Adjustment to New Routines

Once you choose a high-quality preschool program for your child, you may think the hard part’s over. But many children (and parents alike) have a tough time adjusting to these new routines. If your chosen school has a preschool music curriculum, you’re in luck.

As you may well know, music can act as a mood stabilizer; it can instantly turn a level 10 meltdown into a calm situation. It can help remind students of principles they’ve learned (remember the “clean up” song or the “sharing is caring” melody?). It can also help to soothe a child who’s having a tough time during their preschool transition.

Whether utilized at home or at school (or both!), exposure to music can help children re-center themselves and make situations easier to handle.

How to get preschoolers interested in music?

Not every quality preschool program will prioritize music education. We see the clear benefits that music can bring to our students. That’s why we encourage artistic exploration, dramatic play, and the presence of dance and musical instruments in the classroom. 

But while you (and we!) may understand the importance of choosing a preschool program that includes music as part of the curriculum, how can you help foster an interest in music for your preschooler?

Buy Some Basic Instruments

It’s likely that a top preschool classroom near you that highlights musical activities will have some instruments for students to try out during the school day. But before preschool classes begin, you might consider getting your hands on some percussion instruments — like maracas, shakers, small drums, cowbells, rain sticks, tambourines, and xylophones — for you and your child to play with.

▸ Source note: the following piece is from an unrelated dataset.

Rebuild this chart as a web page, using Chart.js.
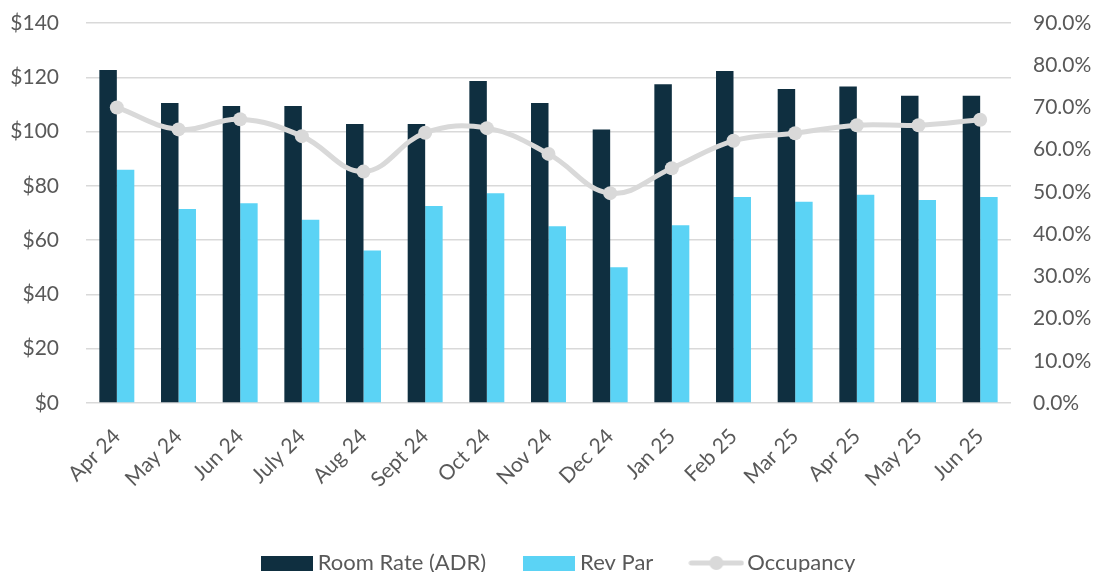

While you might not want to go out and buy a recorder or an accordion, a harmonica or kazoo can also allow your child to learn through exploration. You can even make certain instruments out of basic household items on a rainy day.

Show Them How It’s Done

If you play an instrument yourself, there’s no better way to encourage a love of music than to show off your own passions. Strumming along on a guitar, playing a tune on the piano, or singing one of your favorite ballads can show your kiddo just how magical music can be. Whether you gather together in the living room singing holiday carols or teach them your favorite rock song, you’ll make them look forward to musical interludes and create special memories in the process. You don’t have to be a musical genius, either. Even if you know only a few chords or can plunk out just a song or two, the impact you’ll have on their life will be huge.

Create a Playlist

Whether or not you possess any musical talent yourself, you can still share your love of music by creating a special playlist to introduce your preschool children to some favorite artists or songs. Whether you’re into 1970’s rock or classical sonatas, you can design a modern mixtape to delight your toddler’s eardrums. Although it might be nice to include some music that’s specifically made for preschoolers to enjoy, it’s nice to have a variety of musical genres. That way, your child will be exposed to new styles and might discover a beat or melody they can’t get enough of.

Get Culturally Involved

In addition to enrolling your child in a top preschool near you that addresses the importance of music, it’s also a good idea to experience musical events as a family. Consider attending free music events at local festivals, getting tickets for a philharmonic concert or family friendly musical, or seeing a children’s music artist in concert. Your child won’t be able to help moving their body to the beat — and you’ll probably enjoy yourself immensely, too.


Since three-fourths of young children in the U.S. participate in a preschool program, there’s arguably no better way to ensure your child experiences early exposure to music than to ensure it’s included as part of their education. Deciding on a top preschool near you isn’t always easy, but having music be part of the regular activities offered in the preschool classroom can make a huge difference in your child’s development.

It’s essential to remember that the arts should be part of the classroom experience. With this information in mind, you’ll encourage a love of music in your child before they even come to class.